The 2019 J.D. Power U.S. Initial Quality Study has been released, giving us a look at the most dependable automakers and new vehicles.
The annual study examines problems experienced by original owners of new vehicles during the first 90 days of ownership, with initial quality measured by the number of problems per 100 vehicles (PP100). These include all types of issues including those related to the infotainment system and in-car electronics, which make up for a great deal of car-related problems today.
This year, J.D. Power found that most vehicle quality stayed flat, with many automakers experiencing a slight dip in initial quality. Korean automakers led the way once again, however, they managed to widen their gap over their rivals even further in the past 12 months.
Here are the top 10 most dependable automakers for 2019, according to J.D. Power.
Toyota had an average of 90 problems reported per 100 vehicles, placing it just above the industry average of 93. It should be no surprise to see the Japanese automaker on this list.
Tieing with Toyota but ranked higher in J.D. Power’s list is Toyota’s luxury brand, Lexus.

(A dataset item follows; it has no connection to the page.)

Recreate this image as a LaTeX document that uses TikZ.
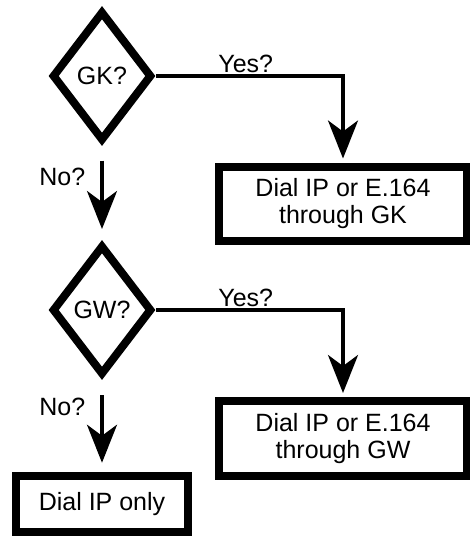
\documentclass[tikz,border=0pt]{standalone}
\usepackage{fontspec}
\setmainfont{Liberation Sans}
\usetikzlibrary{shapes.geometric,arrows.meta}
\tikzset{
  txt/.style={font=\fontsize{25}{27}\selectfont},
  decision/.style={txt, diamond, draw, line width=8pt, inner sep=0pt,
    minimum width=100pt, minimum height=130pt},
  action/.style={txt, rectangle, draw, line width=8pt, inner sep=0pt, align=center},
  arr/.style={line width=3.5pt, -{Stealth[length=38pt,width=30pt,inset=11pt]}},
  lbl/.style={txt, inner sep=0pt}
}
\begin{document}
\begin{tikzpicture}[x=1pt,y=-1pt]
\useasboundingbox (0,0) rectangle (469,538);
\node[decision] (gk) at (102,76) {GK?};
\node[decision] (gw) at (102,310) {GW?};
\node[action, minimum width=248pt, minimum height=74pt] (bgk) at (343,203.5) {Dial IP or E.164\\through GK};
\node[action, minimum width=248pt, minimum height=75pt] (bgw) at (343,438.5) {Dial IP or E.164\\through GW};
\node[action, minimum width=172pt, minimum height=56.5pt] (bip) at (102,504) {Dial IP only};
\draw[arr, shorten >=4pt] (gk.east) -| node[lbl, pos=0.24, above, yshift=1.5pt] {Yes?} (bgk.north);
\draw[arr, shorten >=4pt] (gw.east) -| node[lbl, pos=0.24, above, yshift=1.5pt] {Yes?} (bgw.north);
\draw[arr, shorten <=15.5pt, shorten >=12pt] (gk.south) -- node[lbl, pos=0.33, anchor=east, xshift=-15pt] {No?} (gw.north);
\draw[arr, shorten <=16pt, shorten >=9pt] (gw.south) -- node[lbl, pos=0.30, anchor=east, xshift=-15pt] {No?} (bip.north);
\end{tikzpicture}
\end{document}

It also had 90 problems reported per 100 vehicles.
Fiat Chrysler typically scored poorly in quality studies such as this, but its Dodge brand tied with Lexus and Toyota this year, with 90 problems reported per 100 vehicles. This may be because Dodge has an aging lineup and is thus not introducing new equipment, meaning they’ve had time to iron out any issues.
Nissan was well above the industry average with 86 problems reported per 100 vehicles, a bit of good news for a brand that has been embroiled in corporate controversy in recent months.
Narrowly edging out Nissan for sixth was Chevrolet with 85 problems reported per 100 vehicles.
Lincoln was another American brand to rank well on J.D. Power’s list, with its PP100 score of 84 enough to break into the top five.
It was the non-luxury Ford brand that did even better, however. The Blue Oval had 83 problems experienced per 100 vehicles, making it the best non-Korean brand for initial quality.
Best of the rest was Hyundai, which had just 71 problems reported per 100 vehicles.
It was almost a dead heat between Hyundai and Kia, with the latter having 70 problems reported per 100 vehicles.
Absolutely crushing it in initial quality is Genesis, which was way below the industry average with just 61 problems reported per 100 vehicles. Pat yourselves on the back, Hyundai-Kia.